If you don’t have time to think, keep chopping until you do
Here’s a parallel with lifting that I don’t think is completely crazy: you don’t get stronger in the gym, you get stronger by recovering from what you do in the gym. However many podcasts you listen to, thought provoking documentaries you watch, or self-help books you read, none of them are going to help if you don’t give the ideas time to bed in, space to swirl around your brain and connect the dots with the stuff that’s already there. How much time is enough for this? I don’t know, but even twenty minutes a day where I’m not wired in seems to give my brain the breathing space to come up with my own ideas: time where I’m not hanging out with anyone else or ingesting any form of culture, but just walking around, staring out of a window or sitting somewhere outdoors with a coffee. If this isn’t something you have in your day, I’d suggest chopping other stuff out – yeah, including music – to get it done. And if you do it and don’t find yourself coming up with new ideas, feeling more mentally refreshed, bursting to get stuff done – you probably aren’t doing it enough.

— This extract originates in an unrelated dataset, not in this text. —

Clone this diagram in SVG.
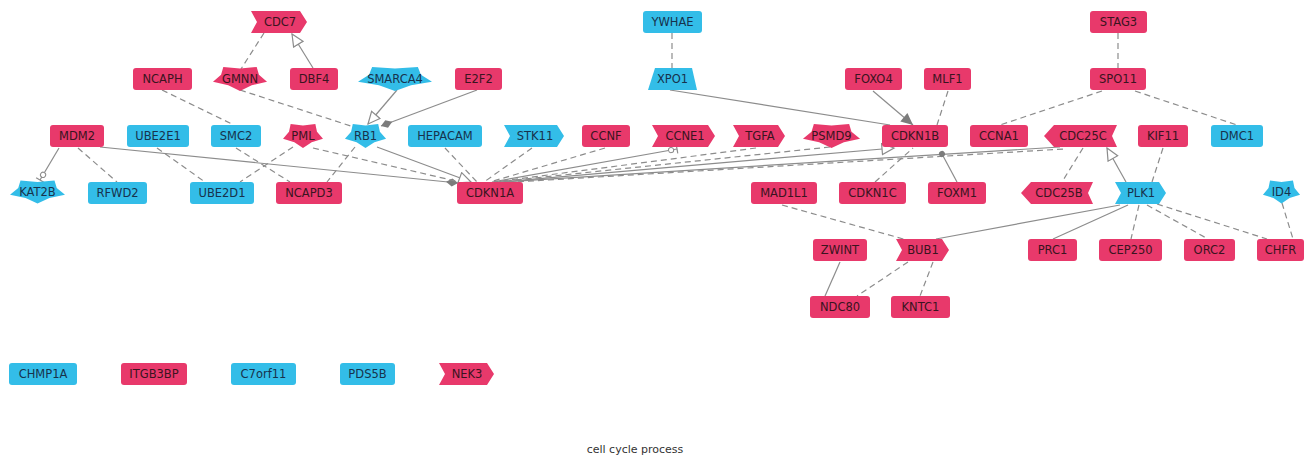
<svg xmlns="http://www.w3.org/2000/svg" xmlns:xlink="http://www.w3.org/1999/xlink" width="1305" height="457" viewBox="0 0 1305 457">
<style>
.r{fill:#E8396B}
.c{fill:#33BDE8}
text{font-family:"DejaVu Sans","Liberation Sans",sans-serif;font-size:11.5px;text-anchor:middle;dominant-baseline:central}
.tr{fill:#3a1420}
.tc{fill:#17324c}
.e{stroke:#8c8c8c;stroke-width:1.2;fill:none}
.d{stroke-dasharray:6 4}
.title{font-size:11px;fill:#333}
</style>
<defs>
<path id="star" d="M0,0.905 L-0.412,0.471 L-0.951,0.214 L-0.666,-0.312 L-0.588,-0.905 L0,-0.796 L0.588,-0.905 L0.666,-0.312 L0.951,0.214 L0.412,0.471 Z"/>
<marker id="openTri" markerWidth="15" markerHeight="13" refX="13" refY="6.5" orient="auto" markerUnits="userSpaceOnUse"><path d="M1,1 L13,6.5 L1,12 Z" fill="#fff" stroke="#8c8c8c" stroke-width="1.2"/></marker>
<marker id="diamond" markerWidth="15" markerHeight="10" refX="13" refY="5" orient="auto" markerUnits="userSpaceOnUse"><path d="M1,5 L7,1 L13,5 L7,9 Z" fill="#7c7c7c"/></marker>
<marker id="arrow" markerWidth="15" markerHeight="13" refX="13" refY="6.5" orient="auto" markerUnits="userSpaceOnUse"><path d="M1,1 L13,6.5 L1,12 Z" fill="#7c7c7c"/></marker>
<marker id="circTee" markerWidth="13" markerHeight="12" refX="11" refY="6" orient="auto" markerUnits="userSpaceOnUse"><circle cx="5" cy="6" r="2.6" fill="#fff" stroke="#8c8c8c" stroke-width="1"/><path d="M11,1.5 L11,10.5" stroke="#8c8c8c" stroke-width="1.2"/></marker>
<marker id="dot" markerWidth="8" markerHeight="8" refX="4" refY="4" orient="auto" markerUnits="userSpaceOnUse"><circle cx="4" cy="4" r="3" fill="#7c7c7c"/></marker>
</defs>

<g id="edges">
<line class="e d" x1="264" y1="33" x2="241" y2="69"/>
<line class="e" x1="313" y1="68" x2="292" y2="34" marker-end="url(#openTri)"/>
<line class="e d" x1="162" y1="90" x2="234" y2="125"/>
<line class="e d" x1="240" y1="90" x2="357" y2="128"/>
<line class="e" x1="397" y1="90" x2="368" y2="124" marker-end="url(#openTri)"/>
<line class="e" x1="477" y1="90" x2="381" y2="126" marker-end="url(#diamond)"/>
<line class="e d" x1="672" y1="33" x2="672" y2="68"/>
<line class="e" x1="670" y1="90" x2="890" y2="125"/>
<line class="e" x1="873" y1="91" x2="913" y2="125" marker-end="url(#arrow)"/>
<line class="e d" x1="948" y1="91" x2="937" y2="125"/>
<line class="e d" x1="1118" y1="33" x2="1118" y2="68"/>
<line class="e d" x1="1102" y1="91" x2="1000" y2="125"/>
<line class="e d" x1="1135" y1="91" x2="1237" y2="125"/>
<line class="e" x1="59" y1="148" x2="40" y2="180" marker-end="url(#circTee)"/>
<line class="e d" x1="78" y1="148" x2="117" y2="182"/>
<line class="e" x1="100" y1="147" x2="458" y2="183" marker-end="url(#diamond)"/>
<line class="e d" x1="157" y1="148" x2="205" y2="182"/>
<line class="e d" x1="236" y1="148" x2="290" y2="182"/>
<line class="e d" x1="293" y1="147" x2="240" y2="182"/>
<line class="e d" x1="313" y1="148" x2="460" y2="182"/>
<line class="e d" x1="355" y1="147" x2="327" y2="182"/>
<line class="e" x1="377" y1="147" x2="471" y2="182" marker-end="url(#openTri)"/>
<line class="e d" x1="445" y1="148" x2="477" y2="182"/>
<line class="e d" x1="532" y1="148" x2="484" y2="182"/>
<line class="e d" x1="605" y1="148" x2="490" y2="182"/>
<line class="e" x1="492" y1="182" x2="677" y2="149" marker-end="url(#circTee)"/>
<line class="e d" x1="756" y1="148" x2="494" y2="182"/>
<line class="e d" x1="830" y1="147" x2="496" y2="182"/>
<line class="e" x1="500" y1="182" x2="894" y2="148" marker-end="url(#openTri)"/>
<line class="e" x1="502" y1="182" x2="1060" y2="147"/>
<line class="e d" x1="498" y1="183" x2="1064" y2="149"/>
<line class="e" x1="957" y1="182" x2="942" y2="154" marker-end="url(#dot)"/>
<line class="e d" x1="875" y1="182" x2="913" y2="148"/>
<line class="e d" x1="1083" y1="148" x2="1062" y2="182"/>
<line class="e" x1="1126" y1="182" x2="1107" y2="148" marker-end="url(#openTri)"/>
<line class="e d" x1="1163" y1="148" x2="1152" y2="182"/>
<line class="e" x1="1120" y1="205" x2="936" y2="239"/>
<line class="e d" x1="782" y1="205" x2="907" y2="240"/>
<line class="e" x1="1128" y1="205" x2="1053" y2="239"/>
<line class="e d" x1="1139" y1="205" x2="1131" y2="239"/>
<line class="e d" x1="1147" y1="205" x2="1208" y2="239"/>
<line class="e d" x1="1157" y1="204" x2="1267" y2="239"/>
<line class="e d" x1="1282" y1="203" x2="1293" y2="239"/>
<line class="e" x1="840" y1="262" x2="825" y2="296"/>
<line class="e d" x1="908" y1="262" x2="857" y2="296"/>
<line class="e d" x1="933" y1="262" x2="920" y2="296"/>
</g>

<g id="n-CDC7"><polygon class="r" points="251,11 300,11 307,22 300,33 251,33 257,22"/><text class="tr" x="280" y="22">CDC7</text></g>
<g id="n-YWHAE"><rect class="c" x="643" y="11" width="59" height="22" rx="3"/><text class="tc" x="672.5" y="22">YWHAE</text></g>
<g id="n-STAG3"><rect class="r" x="1090" y="11" width="57" height="22" rx="3"/><text class="tr" x="1118.5" y="22">STAG3</text></g>

<g id="n-NCAPH"><rect class="r" x="133" y="68" width="59" height="22" rx="3"/><text class="tr" x="162.5" y="79">NCAPH</text></g>
<g id="n-GMNN"><use xlink:href="#star" class="r" transform="translate(240,79) scale(28.4,13.3)"/><text class="tr" x="240" y="79">GMNN</text></g>
<g id="n-DBF4"><rect class="r" x="290" y="68" width="48" height="22" rx="3"/><text class="tr" x="314" y="79">DBF4</text></g>
<g id="n-SMARCA4"><use xlink:href="#star" class="c" transform="translate(395,79) scale(38.9,13.3)"/><text class="tc" x="395" y="79">SMARCA4</text></g>
<g id="n-E2F2"><rect class="r" x="455" y="68" width="47" height="22" rx="3"/><text class="tr" x="478.5" y="79">E2F2</text></g>
<g id="n-XPO1"><polygon class="c" points="655,68 692,68 697,90 648,90"/><text class="tc" x="672.5" y="79">XPO1</text></g>
<g id="n-FOXO4"><rect class="r" x="845" y="68" width="57" height="22" rx="3"/><text class="tr" x="873.5" y="79">FOXO4</text></g>
<g id="n-MLF1"><rect class="r" x="924" y="68" width="47" height="22" rx="3"/><text class="tr" x="947.5" y="79">MLF1</text></g>
<g id="n-SPO11"><rect class="r" x="1090" y="68" width="56" height="22" rx="3"/><text class="tr" x="1118" y="79">SPO11</text></g>

<g id="n-MDM2"><rect class="r" x="50" y="125" width="54" height="22" rx="3"/><text class="tr" x="77" y="136">MDM2</text></g>
<g id="n-UBE2E1"><rect class="c" x="127" y="125" width="62" height="22" rx="3"/><text class="tc" x="158" y="136">UBE2E1</text></g>
<g id="n-SMC2"><rect class="c" x="211" y="125" width="50" height="22" rx="3"/><text class="tc" x="236" y="136">SMC2</text></g>
<g id="n-PML"><use xlink:href="#star" class="r" transform="translate(303,136) scale(21,13.3)"/><text class="tr" x="303" y="136">PML</text></g>
<g id="n-RB1"><use xlink:href="#star" class="c" transform="translate(365.5,136) scale(21.6,13.3)"/><text class="tc" x="365.5" y="136">RB1</text></g>
<g id="n-HEPACAM"><rect class="c" x="408" y="125" width="74" height="22" rx="3"/><text class="tc" x="445" y="136">HEPACAM</text></g>
<g id="n-STK11"><polygon class="c" points="504,125 557,125 564,136 557,147 504,147 510,136"/><text class="tc" x="535" y="136">STK11</text></g>
<g id="n-CCNF"><rect class="r" x="582" y="125" width="48" height="22" rx="3"/><text class="tr" x="606" y="136">CCNF</text></g>
<g id="n-CCNE1"><polygon class="r" points="652,125 708,125 715,136 708,147 652,147 658,136"/><text class="tr" x="685" y="136">CCNE1</text></g>
<g id="n-TGFA"><polygon class="r" points="733,125 778,125 785,136 778,147 733,147 739,136"/><text class="tr" x="760" y="136">TGFA</text></g>
<g id="n-PSMD9"><use xlink:href="#star" class="r" transform="translate(831.5,136) scale(30,13.3)"/><text class="tr" x="831.5" y="136">PSMD9</text></g>
<g id="n-CDKN1B"><rect class="r" x="882" y="125" width="66" height="22" rx="3"/><text class="tr" x="915" y="136">CDKN1B</text></g>
<g id="n-CCNA1"><rect class="r" x="970" y="125" width="58" height="22" rx="3"/><text class="tr" x="999" y="136">CCNA1</text></g>
<g id="n-CDC25C"><polygon class="r" points="1054,125 1117,125 1112,136 1117,147 1054,147 1044,136"/><text class="tr" x="1083" y="136">CDC25C</text></g>
<g id="n-KIF11"><rect class="r" x="1138" y="125" width="50" height="22" rx="3"/><text class="tr" x="1163" y="136">KIF11</text></g>
<g id="n-DMC1"><rect class="c" x="1211" y="125" width="52" height="22" rx="3"/><text class="tc" x="1237" y="136">DMC1</text></g>

<g id="n-KAT2B"><use xlink:href="#star" class="c" transform="translate(37.5,192) scale(28.9,12.7)"/><text class="tc" x="37.5" y="192">KAT2B</text></g>
<g id="n-RFWD2"><rect class="c" x="88" y="182" width="59" height="22" rx="3"/><text class="tc" x="117.5" y="193">RFWD2</text></g>
<g id="n-UBE2D1"><rect class="c" x="190" y="182" width="64" height="22" rx="3"/><text class="tc" x="222" y="193">UBE2D1</text></g>
<g id="n-NCAPD3"><rect class="r" x="276" y="182" width="66" height="22" rx="3"/><text class="tr" x="309" y="193">NCAPD3</text></g>
<g id="n-CDKN1A"><rect class="r" x="457" y="182" width="66" height="22" rx="3"/><text class="tr" x="490" y="193">CDKN1A</text></g>
<g id="n-MAD1L1"><rect class="r" x="751" y="182" width="66" height="22" rx="3"/><text class="tr" x="784" y="193">MAD1L1</text></g>
<g id="n-CDKN1C"><rect class="r" x="839" y="182" width="67" height="22" rx="3"/><text class="tr" x="872.5" y="193">CDKN1C</text></g>
<g id="n-FOXM1"><rect class="r" x="928" y="182" width="58" height="22" rx="3"/><text class="tr" x="957" y="193">FOXM1</text></g>
<g id="n-CDC25B"><polygon class="r" points="1031,182 1093,182 1088,193 1093,204 1031,204 1021,193"/><text class="tr" x="1059" y="193">CDC25B</text></g>
<g id="n-PLK1"><polygon class="c" points="1115,182 1159,182 1166,193 1159,204 1115,204 1121,193"/><text class="tc" x="1141" y="193">PLK1</text></g>
<g id="n-ID4"><use xlink:href="#star" class="c" transform="translate(1281.5,192) scale(19.5,12.7)"/><text class="tc" x="1281.5" y="192">ID4</text></g>

<g id="n-ZWINT"><rect class="r" x="813" y="239" width="54" height="22" rx="3"/><text class="tr" x="840" y="250">ZWINT</text></g>
<g id="n-BUB1"><polygon class="r" points="896,239 942,239 949,250 942,261 896,261 902,250"/><text class="tr" x="923" y="250">BUB1</text></g>
<g id="n-PRC1"><rect class="r" x="1028" y="239" width="49" height="22" rx="3"/><text class="tr" x="1052.5" y="250">PRC1</text></g>
<g id="n-CEP250"><rect class="r" x="1099" y="239" width="63" height="22" rx="3"/><text class="tr" x="1130.5" y="250">CEP250</text></g>
<g id="n-ORC2"><rect class="r" x="1184" y="239" width="51" height="22" rx="3"/><text class="tr" x="1209.5" y="250">ORC2</text></g>
<g id="n-CHFR"><rect class="r" x="1257" y="239" width="47" height="22" rx="3"/><text class="tr" x="1280.5" y="250">CHFR</text></g>

<g id="n-NDC80"><rect class="r" x="810" y="296" width="60" height="22" rx="3"/><text class="tr" x="840" y="307">NDC80</text></g>
<g id="n-KNTC1"><rect class="r" x="891" y="296" width="59" height="22" rx="3"/><text class="tr" x="920.5" y="307">KNTC1</text></g>

<g id="n-CHMP1A"><rect class="c" x="9" y="363" width="68" height="22" rx="3"/><text class="tc" x="43" y="374">CHMP1A</text></g>
<g id="n-ITGB3BP"><rect class="r" x="121" y="363" width="66" height="22" rx="3"/><text class="tr" x="154" y="374">ITGB3BP</text></g>
<g id="n-C7orf11"><rect class="c" x="231" y="363" width="65" height="22" rx="3"/><text class="tc" x="263.5" y="374">C7orf11</text></g>
<g id="n-PDS5B"><rect class="c" x="340" y="363" width="55" height="22" rx="3"/><text class="tc" x="367.5" y="374">PDS5B</text></g>
<g id="n-NEK3"><polygon class="r" points="439,363 487,363 494,374 487,385 439,385 445,374"/><text class="tr" x="467" y="374">NEK3</text></g>

<text class="title" x="635" y="449">cell cycle process</text>
</svg>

The world is amazing, now. You can watch or listen to anything you want, for almost no money, instantly.
But you don’t have to.
HOMEWORK: Decide on how many nightly TV hours you’re willing to invest this week: it can be one or six, as long as you pick a number. Aim to spend at least ten minutes a day with no mental stimulation of any kind: no podcast while you walk, no music, no nothing. Stick to it.